Hava ağırlaşıyordu, gece ağır yavaş yavaş kalkıyordu üzerimizden. Daha tan atmamıştı, rüzgar uzaklığın acımasızlığını hissettirircesine esip geçiyordu. Ayrılık kokuyordu toprak. Tanımışlığın acısı mıdır zamana sığdıramadığımız, yoksa yarımların tarihe vurdukları mı? Perdeler açılır toprağın tiyatrosunda. Her perdede başka zamanlara ve mekanlara ait kahramanlar çıkar karşımıza: her biri bir hikaye, her biri bir ömür ve her ömre bir toprak öyküsü sığdırır zaman uzayan yollara ve biriken anılara rağmen. Baran arkadaşı ne güleç yüzünün saçtığı huzur ile ne de hayallerinin sınırında çıktığı yolculuk ile anlatılabilir. O sadece suya ve rüzgara okuduğu duyguları ve bir tiyatronun çıplaklığı ile dokunduğu yaşam sevinci ile tanınabilir. Çünkü o, kuşakların eskitmediği bir erdeme; sanatın zamanın gerçeğine varan gücüne ulaşmıştı. “Sanat, doğayı olduğu gibi gösterecek aynayı tutmaktır” demişti Sheakspear. Baran arkadaşın tiyatroyu tercih etmesi kendisini bu aynada gördüğü kadar gerçeğe ulaşma azmidir de. Gerilla ve insanlığın tarih aynasıdır. İnsan olmanın onurunu ve tarih yaratmasının gücünü bir aynada gibi tutar yüzümüze. Her şey sade ve arıdır. Gerilla ile tiyatro birbirlerine benzeyen yanı da budur; her şey çıplak ve olduğu gibidir. Belki de bu nedenledir ki Baran arkadaş en az tiyatro aşkı kadar sıkı sarılıyordu gerillacılığa. Zamanın bilgisine ulaşmak, sevgiyi doğurur. Her şeyi severek yapmak ve sevgiyle yaşamak, aynada ki bilginin gerçeğini anlamış olmaktan geçer. Bu nedenle uzun söze ne gerek; kendinize bir ayna bulun. Böylece kendi erdeminize ve gerçeğinize ulaştıkça Baran arkadaşı anlayacak ve onun bizden bir parça olduğunu göreceğiz. Çünkü sanatın başka dili yoktur. Hele gerillacılığın hiç yoktur.

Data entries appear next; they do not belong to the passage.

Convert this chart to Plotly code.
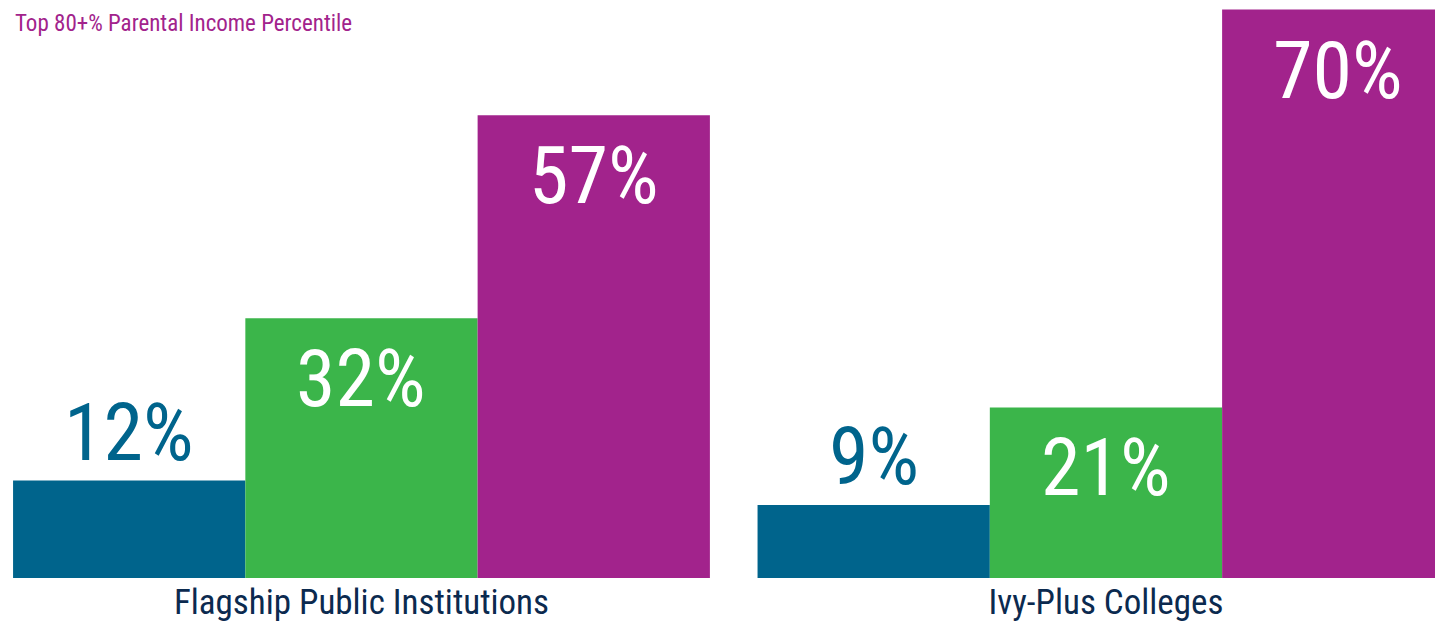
import plotly.graph_objects as go

groups = ["Flagship Public Institutions", "Ivy-Plus Colleges"]
series_names = ["Bottom", "Middle", "Top 80+%"]
bottom_vals = [12, 9]
middle_vals = [32, 21]
top_vals = [57, 70]
title_text = "Top 80+% Parental Income Percentile"

colors = ["#00648C", "#3BB54A", "#A2238C"]
FONT = "Roboto Condensed, DejaVu Sans Condensed, sans-serif"
BARGAP = 0.064
W, H = 1435, 620
MB = 50
PLOT_H = H - MB

fig = go.Figure()
all_vals = [bottom_vals, middle_vals, top_vals]
for name, vals, col in zip(series_names, all_vals, colors):
    fig.add_trace(go.Bar(x=groups, y=vals, name=name, marker=dict(color=col, line=dict(width=0)),
                         hoverinfo="skip"))

bw = (1 - BARGAP) / 3
annotations = []
for j, vals in enumerate(all_vals):
    for i, v in enumerate(vals):
        inside = j > 0
        annotations.append(dict(
            x=i + (j - 1) * bw, y=v, xref="x", yref="y",
            text=f"{v}%", showarrow=False, yanchor="middle",
            yshift=-61 if inside else 48,
            font=dict(family=FONT, size=80, color="white" if inside else colors[0]),
        ))
annotations.append(dict(x=5 / W, y=1, xref="paper", yref="paper", text=title_text,
                        showarrow=False, xanchor="left", yanchor="top",
                        font=dict(family=FONT, size=23, color="#A2238C")))

fig.update_layout(
    width=W, height=H,
    margin=dict(l=0, r=0, t=0, b=MB),
    barmode="group", bargap=BARGAP, bargroupgap=0,
    showlegend=False,
    plot_bgcolor="white", paper_bgcolor="white",
    annotations=annotations,
    xaxis=dict(type="category", range=[-0.4748, 1.4527], showgrid=False, zeroline=False,
               showline=False, ticks="",
               tickfont=dict(family=FONT, size=35, color="#0B2A4F")),
    yaxis=dict(range=[0, 70.2], visible=False, showgrid=False, zeroline=False),
)
fig.write_html("out.html")
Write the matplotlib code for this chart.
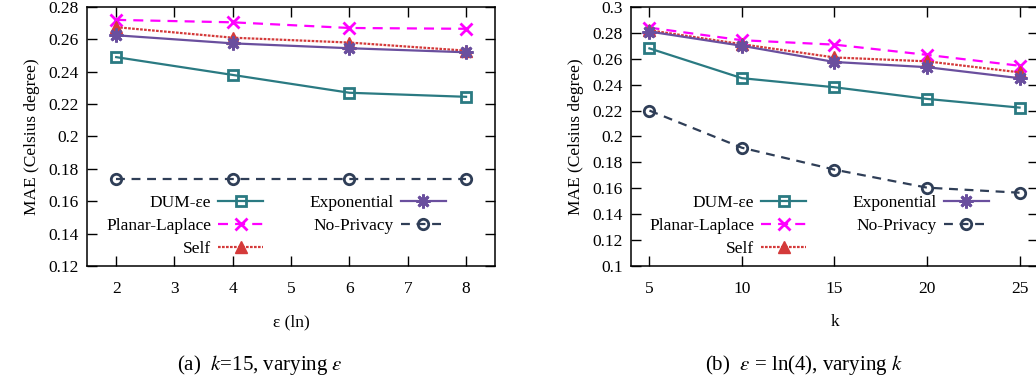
import matplotlib
matplotlib.use('Agg')
from matplotlib import pyplot as plt

plt.rcParams['font.family'] = ['Liberation Serif', 'DejaVu Serif']
plt.rcParams['mathtext.fontset'] = 'stix'
plt.rcParams['font.size'] = 12.5

# (a) k=15, varying epsilon
eps = [2, 4, 6, 8]
eps_dum = [0.249, 0.238, 0.227, 0.2245]
eps_planar = [0.272, 0.2705, 0.267, 0.2665]
eps_self = [0.2675, 0.261, 0.258, 0.253]
eps_expo = [0.2625, 0.2575, 0.2545, 0.252]
eps_nopriv = [0.174, 0.174, 0.174, 0.174]

# (b) epsilon = ln(4), varying k
k = [5, 10, 15, 20, 25]
k_dum = [0.268, 0.245, 0.238, 0.229, 0.2223]
k_planar = [0.284, 0.2743, 0.2709, 0.263, 0.2546]
k_self = [0.282, 0.2712, 0.261, 0.258, 0.2495]
k_expo = [0.281, 0.270, 0.2575, 0.2535, 0.245]
k_nopriv = [0.220, 0.1913, 0.1744, 0.1605, 0.1566]

labels = ['DUM-εe', 'Planar-Laplace', 'Self', 'Exponential', 'No-Privacy']

styles = [
    dict(color='#2a7a82', ls='-', marker='s', ms=7.5, mfc='none', mew=2),
    dict(color='#ff00ff', ls=(0, (4.5, 3.2)), marker='x', ms=9, mew=2),
    dict(color='#d43a3a', ls=(0, (1.2, 0.6)), marker='^', ms=8),
    dict(color='#6a4f9e', ls='-', marker=(8, 2, 0), ms=10, mew=2),
    dict(color='#2f3e57', ls=(0, (4, 3)), marker='o', ms=7.5, mfc='none', mew=2),
]


def panel(ax, x, series, xlim, ylim, yticks, xticks, xlabel):
    for y, lab, st in zip(series, labels, styles):
        ax.plot(x, y, lw=1.6, label=lab, **st)
    ax.set_xlim(*xlim)
    ax.set_ylim(*ylim)
    ax.set_xticks(xticks)
    ax.set_yticks(yticks)
    ax.set_yticklabels(['%g' % v for v in yticks])
    ax.tick_params(direction='in', length=7, width=1, top=True, right=True,
                   labelsize=12.5)
    ax.tick_params(axis='x', pad=11)
    ax.tick_params(axis='y', pad=6)
    for s in ax.spines.values():
        s.set_linewidth(1.1)
    ax.set_xlabel(xlabel, labelpad=12)
    ax.set_ylabel('MAE (Celsius degree)', labelpad=6)
    ax.legend(ncol=2, loc='lower right', bbox_to_anchor=(0.90, 0.0),
              frameon=False, markerfirst=False, handlelength=2.6,
              handletextpad=0.4, columnspacing=2.65, labelspacing=0.4,
              borderpad=0, fontsize=12.5)


fig = plt.figure(figsize=(10.36, 3.85), dpi=100)
ax1 = fig.add_axes([0.084, 0.309, 0.394, 0.673])
ax2 = fig.add_axes([0.609, 0.309, 0.393, 0.673])

yt1 = [0.12, 0.14, 0.16, 0.18, 0.2, 0.22, 0.24, 0.26, 0.28]
yt2 = [0.1, 0.12, 0.14, 0.16, 0.18, 0.2, 0.22, 0.24, 0.26, 0.28, 0.3]

panel(ax1, eps, [eps_dum, eps_planar, eps_self, eps_expo, eps_nopriv],
      (1.5, 8.5), (0.12, 0.28), yt1, [2, 3, 4, 5, 6, 7, 8], 'ε (ln)')
panel(ax2, k, [k_dum, k_planar, k_self, k_expo, k_nopriv],
      (4, 26), (0.1, 0.3), yt2, [5, 10, 15, 20, 25], 'k')

fig.text(0.251, 0.04, r'(a)  $k$=15, varying $\epsilon$', ha='center',
         fontsize=15)
fig.text(0.776, 0.04, r'(b)  $\epsilon$ = ln(4), varying $k$', ha='center',
         fontsize=15)

fig.savefig('out.png', dpi=100)
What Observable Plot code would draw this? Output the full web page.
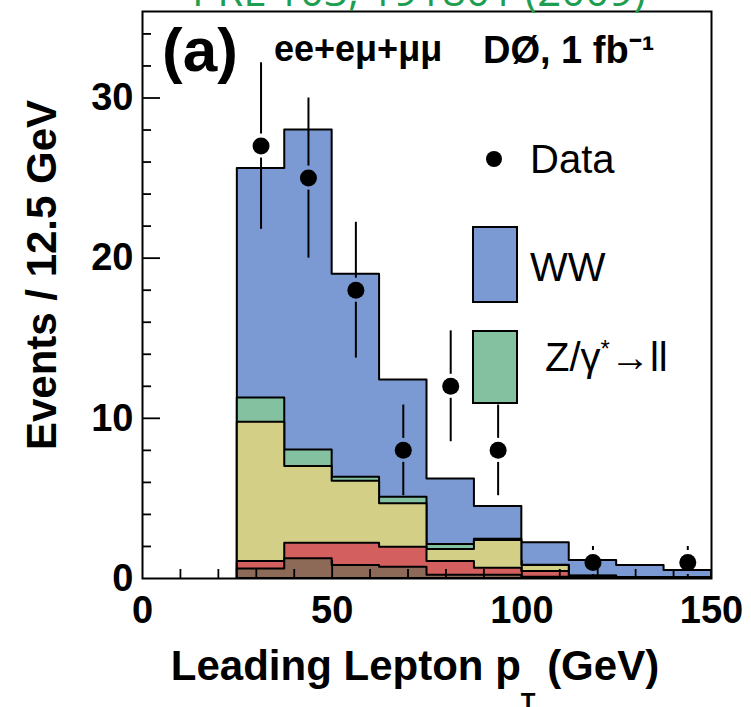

Soluk almak ile toprağa dönmek arasına sıkıştırılan zaman için de tanıdıklarımız o zamana dair izlerdir. Bunun, acıya veya mutluluğa dair olması ise bizim ellerimizdedir. Yaşadığımız anı ve yaşadıklarımız güzel ile anmak, parmak arasında akan uçurumda ince bir patikada yürümek kadar zordur. Bu nedenledir ki, an’ da sevgiyi ve yoldaş sıcaklığını yakalamak bir erdemdir. Kurutulmuş ruhların canlanması, yaşamın yeniden en özlü duygularına ulaşması bu erdemin esasıydı. Ve Baran Arkadaş, kendi ruhunun yeniden yaratıldığı anlarda buluştu toprakla. Ardında yarım kalan paylaşımların derin sızısını ve yaşanmamışlığın ağır yükünü bırakarak.”